Everything from the first line down to the line containing "import seaborn as sns" is to be retyped exactly, both ends included, with pictures left out.
[Start]
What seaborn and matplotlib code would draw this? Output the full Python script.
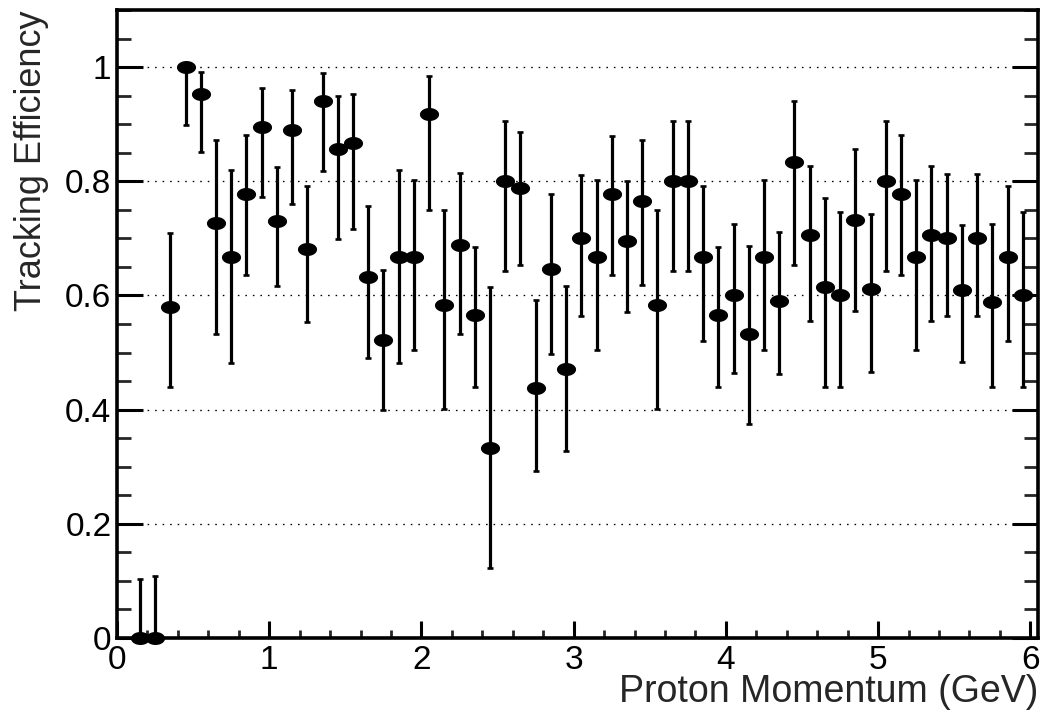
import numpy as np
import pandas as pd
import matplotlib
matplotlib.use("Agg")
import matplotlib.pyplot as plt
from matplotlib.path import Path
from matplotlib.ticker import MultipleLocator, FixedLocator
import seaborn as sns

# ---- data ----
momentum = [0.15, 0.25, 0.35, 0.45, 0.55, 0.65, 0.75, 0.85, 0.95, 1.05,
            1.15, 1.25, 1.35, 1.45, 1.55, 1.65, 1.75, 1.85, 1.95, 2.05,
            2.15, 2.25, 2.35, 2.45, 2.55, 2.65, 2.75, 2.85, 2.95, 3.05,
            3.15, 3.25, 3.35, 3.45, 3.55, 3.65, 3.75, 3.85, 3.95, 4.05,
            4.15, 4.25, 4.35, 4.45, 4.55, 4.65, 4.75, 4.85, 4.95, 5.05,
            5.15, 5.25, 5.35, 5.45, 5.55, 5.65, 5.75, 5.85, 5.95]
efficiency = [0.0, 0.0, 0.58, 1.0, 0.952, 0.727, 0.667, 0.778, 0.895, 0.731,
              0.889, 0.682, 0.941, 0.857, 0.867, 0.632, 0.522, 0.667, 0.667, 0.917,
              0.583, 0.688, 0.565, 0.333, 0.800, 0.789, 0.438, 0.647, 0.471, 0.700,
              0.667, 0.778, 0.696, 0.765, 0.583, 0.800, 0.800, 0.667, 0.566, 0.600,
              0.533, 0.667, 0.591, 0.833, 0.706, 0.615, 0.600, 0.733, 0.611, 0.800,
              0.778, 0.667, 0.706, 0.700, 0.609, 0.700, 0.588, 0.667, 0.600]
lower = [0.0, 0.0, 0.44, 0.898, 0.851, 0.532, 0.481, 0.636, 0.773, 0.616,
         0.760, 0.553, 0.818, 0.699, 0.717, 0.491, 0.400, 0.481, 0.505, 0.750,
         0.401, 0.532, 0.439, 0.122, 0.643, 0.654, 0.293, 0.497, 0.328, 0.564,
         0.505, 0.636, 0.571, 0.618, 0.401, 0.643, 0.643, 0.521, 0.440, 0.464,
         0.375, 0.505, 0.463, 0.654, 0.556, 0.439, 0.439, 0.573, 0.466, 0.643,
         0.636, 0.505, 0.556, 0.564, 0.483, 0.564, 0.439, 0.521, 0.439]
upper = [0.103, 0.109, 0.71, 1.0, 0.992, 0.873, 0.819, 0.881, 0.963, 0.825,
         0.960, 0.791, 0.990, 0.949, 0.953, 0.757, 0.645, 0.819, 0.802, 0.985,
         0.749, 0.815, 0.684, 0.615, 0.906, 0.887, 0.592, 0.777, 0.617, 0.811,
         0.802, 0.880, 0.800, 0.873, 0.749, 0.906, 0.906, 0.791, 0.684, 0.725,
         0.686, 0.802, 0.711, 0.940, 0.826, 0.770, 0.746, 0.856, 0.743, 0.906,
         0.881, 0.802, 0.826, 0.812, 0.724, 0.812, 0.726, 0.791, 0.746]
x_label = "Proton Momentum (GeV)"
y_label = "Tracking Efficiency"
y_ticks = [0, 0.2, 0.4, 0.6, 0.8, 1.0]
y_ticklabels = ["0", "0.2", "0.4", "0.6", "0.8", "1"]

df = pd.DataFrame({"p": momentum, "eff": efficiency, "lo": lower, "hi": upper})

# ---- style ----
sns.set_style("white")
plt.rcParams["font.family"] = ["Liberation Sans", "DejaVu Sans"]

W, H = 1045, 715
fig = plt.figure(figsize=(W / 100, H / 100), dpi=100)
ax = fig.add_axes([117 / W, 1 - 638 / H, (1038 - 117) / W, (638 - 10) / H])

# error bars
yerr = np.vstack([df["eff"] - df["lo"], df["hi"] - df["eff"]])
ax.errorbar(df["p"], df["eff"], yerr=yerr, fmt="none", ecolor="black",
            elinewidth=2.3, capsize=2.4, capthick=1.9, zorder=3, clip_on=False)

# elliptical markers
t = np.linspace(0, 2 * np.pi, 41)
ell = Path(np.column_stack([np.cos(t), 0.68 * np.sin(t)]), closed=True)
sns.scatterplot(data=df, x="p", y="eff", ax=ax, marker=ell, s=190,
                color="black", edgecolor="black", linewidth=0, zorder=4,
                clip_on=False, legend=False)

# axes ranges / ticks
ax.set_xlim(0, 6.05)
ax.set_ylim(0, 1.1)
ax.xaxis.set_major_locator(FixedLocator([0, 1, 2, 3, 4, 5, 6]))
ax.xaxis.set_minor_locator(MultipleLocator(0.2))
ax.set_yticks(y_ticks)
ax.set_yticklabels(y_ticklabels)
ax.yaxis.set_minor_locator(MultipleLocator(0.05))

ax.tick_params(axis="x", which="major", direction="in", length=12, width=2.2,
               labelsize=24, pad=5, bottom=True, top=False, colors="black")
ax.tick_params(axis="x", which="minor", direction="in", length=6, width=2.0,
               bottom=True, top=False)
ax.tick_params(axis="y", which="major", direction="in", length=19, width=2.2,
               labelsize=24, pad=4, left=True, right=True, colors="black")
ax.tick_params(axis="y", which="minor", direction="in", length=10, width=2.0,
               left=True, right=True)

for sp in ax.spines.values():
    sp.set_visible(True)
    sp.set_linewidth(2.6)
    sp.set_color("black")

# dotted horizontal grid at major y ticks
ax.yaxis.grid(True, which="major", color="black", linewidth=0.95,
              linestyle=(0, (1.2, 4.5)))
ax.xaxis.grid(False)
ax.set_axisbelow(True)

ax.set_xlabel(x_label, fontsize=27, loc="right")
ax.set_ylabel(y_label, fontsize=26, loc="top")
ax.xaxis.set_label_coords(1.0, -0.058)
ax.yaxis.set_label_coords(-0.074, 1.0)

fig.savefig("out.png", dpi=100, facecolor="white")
[End]
▸ Final result
What seaborn and matplotlib code would draw this? Output the full Python script.
import numpy as np
import pandas as pd
import matplotlib
matplotlib.use("Agg")
import matplotlib.pyplot as plt
from matplotlib.path import Path
from matplotlib.ticker import MultipleLocator, FixedLocator
import seaborn as sns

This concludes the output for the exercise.